> Description of the task
Repeat every line, exactly, from the very first through the one where "ax.axhline(0, color='#999999', lw=1.2, ls=(0, (6, 4)), zorder=0)" appears. Add nothing else.

> Data section
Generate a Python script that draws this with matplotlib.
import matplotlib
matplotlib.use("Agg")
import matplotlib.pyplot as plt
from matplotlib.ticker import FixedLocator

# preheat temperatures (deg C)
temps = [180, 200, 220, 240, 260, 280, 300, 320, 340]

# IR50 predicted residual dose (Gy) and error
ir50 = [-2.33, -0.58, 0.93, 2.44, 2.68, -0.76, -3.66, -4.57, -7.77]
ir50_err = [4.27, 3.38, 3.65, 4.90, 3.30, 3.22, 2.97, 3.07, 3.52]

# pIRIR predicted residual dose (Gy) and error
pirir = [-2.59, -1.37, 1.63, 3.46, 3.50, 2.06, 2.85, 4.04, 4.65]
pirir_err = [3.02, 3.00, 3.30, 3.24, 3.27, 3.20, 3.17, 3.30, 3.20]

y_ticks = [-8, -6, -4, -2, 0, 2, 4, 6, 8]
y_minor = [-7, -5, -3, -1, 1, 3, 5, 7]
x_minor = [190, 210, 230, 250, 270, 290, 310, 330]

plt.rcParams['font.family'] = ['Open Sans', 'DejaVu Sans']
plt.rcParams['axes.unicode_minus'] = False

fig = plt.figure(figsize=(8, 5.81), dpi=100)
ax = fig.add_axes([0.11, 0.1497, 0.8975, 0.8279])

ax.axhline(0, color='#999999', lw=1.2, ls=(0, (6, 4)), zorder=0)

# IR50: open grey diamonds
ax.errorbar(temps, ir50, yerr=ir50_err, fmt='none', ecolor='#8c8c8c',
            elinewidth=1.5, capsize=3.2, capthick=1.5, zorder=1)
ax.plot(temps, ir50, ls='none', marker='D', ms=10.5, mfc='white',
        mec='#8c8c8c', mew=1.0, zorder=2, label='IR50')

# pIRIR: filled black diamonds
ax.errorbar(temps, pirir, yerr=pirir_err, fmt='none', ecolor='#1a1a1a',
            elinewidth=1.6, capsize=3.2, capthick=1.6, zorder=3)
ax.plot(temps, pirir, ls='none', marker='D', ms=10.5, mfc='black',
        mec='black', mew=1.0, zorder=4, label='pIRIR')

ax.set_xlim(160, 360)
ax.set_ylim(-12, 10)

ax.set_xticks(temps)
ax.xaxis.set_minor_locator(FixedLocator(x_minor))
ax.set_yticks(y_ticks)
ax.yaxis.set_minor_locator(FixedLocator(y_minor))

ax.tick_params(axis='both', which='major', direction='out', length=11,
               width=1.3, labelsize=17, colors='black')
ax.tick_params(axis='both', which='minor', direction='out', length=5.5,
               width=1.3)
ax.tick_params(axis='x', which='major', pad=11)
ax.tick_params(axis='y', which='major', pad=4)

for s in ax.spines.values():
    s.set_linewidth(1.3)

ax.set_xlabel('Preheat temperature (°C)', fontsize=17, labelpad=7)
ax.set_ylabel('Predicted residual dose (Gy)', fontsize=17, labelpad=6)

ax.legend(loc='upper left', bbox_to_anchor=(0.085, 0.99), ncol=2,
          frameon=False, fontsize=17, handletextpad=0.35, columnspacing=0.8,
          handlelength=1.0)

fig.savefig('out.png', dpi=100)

> Result of this task
Generate a Python script that draws this with matplotlib.
import matplotlib
matplotlib.use("Agg")
import matplotlib.pyplot as plt
from matplotlib.ticker import FixedLocator

# preheat temperatures (deg C)
temps = [180, 200, 220, 240, 260, 280, 300, 320, 340]

# IR50 predicted residual dose (Gy) and error
ir50 = [-2.33, -0.58, 0.93, 2.44, 2.68, -0.76, -3.66, -4.57, -7.77]
ir50_err = [4.27, 3.38, 3.65, 4.90, 3.30, 3.22, 2.97, 3.07, 3.52]

# pIRIR predicted residual dose (Gy) and error
pirir = [-2.59, -1.37, 1.63, 3.46, 3.50, 2.06, 2.85, 4.04, 4.65]
pirir_err = [3.02, 3.00, 3.30, 3.24, 3.27, 3.20, 3.17, 3.30, 3.20]

y_ticks = [-8, -6, -4, -2, 0, 2, 4, 6, 8]
y_minor = [-7, -5, -3, -1, 1, 3, 5, 7]
x_minor = [190, 210, 230, 250, 270, 290, 310, 330]

plt.rcParams['font.family'] = ['Open Sans', 'DejaVu Sans']
plt.rcParams['axes.unicode_minus'] = False

fig = plt.figure(figsize=(8, 5.81), dpi=100)
ax = fig.add_axes([0.11, 0.1497, 0.8975, 0.8279])

ax.axhline(0, color='#999999', lw=1.2, ls=(0, (6, 4)), zorder=0)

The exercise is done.